On November 21, the Joint Select Committee on Deficit Reduction announced that it had failed to reach an agreement to cut the federal budget deficit by $1.2 trillion over the next ten years. As expected, the Super Committee failed because of the standoff between the Republican position of no new taxes on the wealthy and the Democrats' refusal to reduce spending on domestic programs and entitlements unless Republicans agreed to on new taxes. In the end, news media reported that Democrats wanted nearly $1 trillion in new taxes to make a deal. Some wonder if members of the Super Committee were ever serious about compromising their positions.

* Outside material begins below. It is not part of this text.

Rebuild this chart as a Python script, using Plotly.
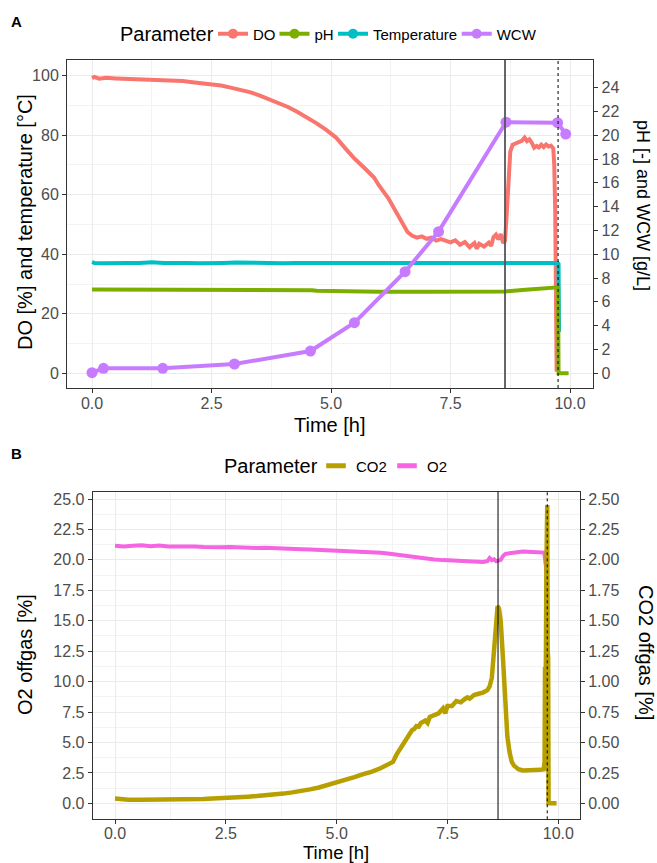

It seems inconceivable to me that the Super Committee could not reach a deal to reduce the deficit by at least $1.2 trillion over the next ten years. In a July 21, 2011 Insight, I noted that the “Gang of Six” U.S. Senators presented a new deficit reduction plan to members of the U.S. Senate. The plan sparked excitement and bipartisan enthusiasm that a deal to couple a deficit reduction plan with an increase in the debt ceiling could be worked out by the August 2, 2011 deadline. Senator Kent Conrad (D-ND) announced that the group’s plan would cut $3.7 trillion from the federal deficit over the next ten years. In general, the plan would have trimmed entitlements and other spending programs and raised more than $1 trillion in new revenues by reforming the tax code. The Gang of Six touted the $1 trillion of additional revenue raised from changes to the tax code as being a tax cut rather than a tax increase because the revenue would result from lowering tax rates, shrinking deductions and eliminating the Alternative Minimum Tax (AMT). A similar tax plan was presented by the Republicans to the Super Committee. In that same Insight, I also noted that Senator Tom Coburn (R-OK) had, one day prior to the Gang of Six announcing their plan, released his own $9 trillion deficit reduction plan in a report he titled “Back in Black.” Coburn’s 614-page report was the result of a critical review conducted on spending and duplication in thousands of federal programs. A summary of the savings projected in Coburn’s report by governmental agency is provided below:
Neither the “Gang of Six”, nor the Coburn plan appears to have been given serious consideration by the entire Super Committee. If the Super Committee had focused on just portions of Coburn’s roadmap of waste, fraud and duplications in the federal budget, savings of $1.2 trillion could have easily been realized. As Coburn’s report points out, special interest and politicians would have us believe any proposed savings resulting from reducing spending will unfairly harm the disadvantaged.
Thus, the U.S. debt and deficit stalemate continues, and what is even more disturbing, it appears that the expectation and acceptance of failure is a growing trend in the U.S.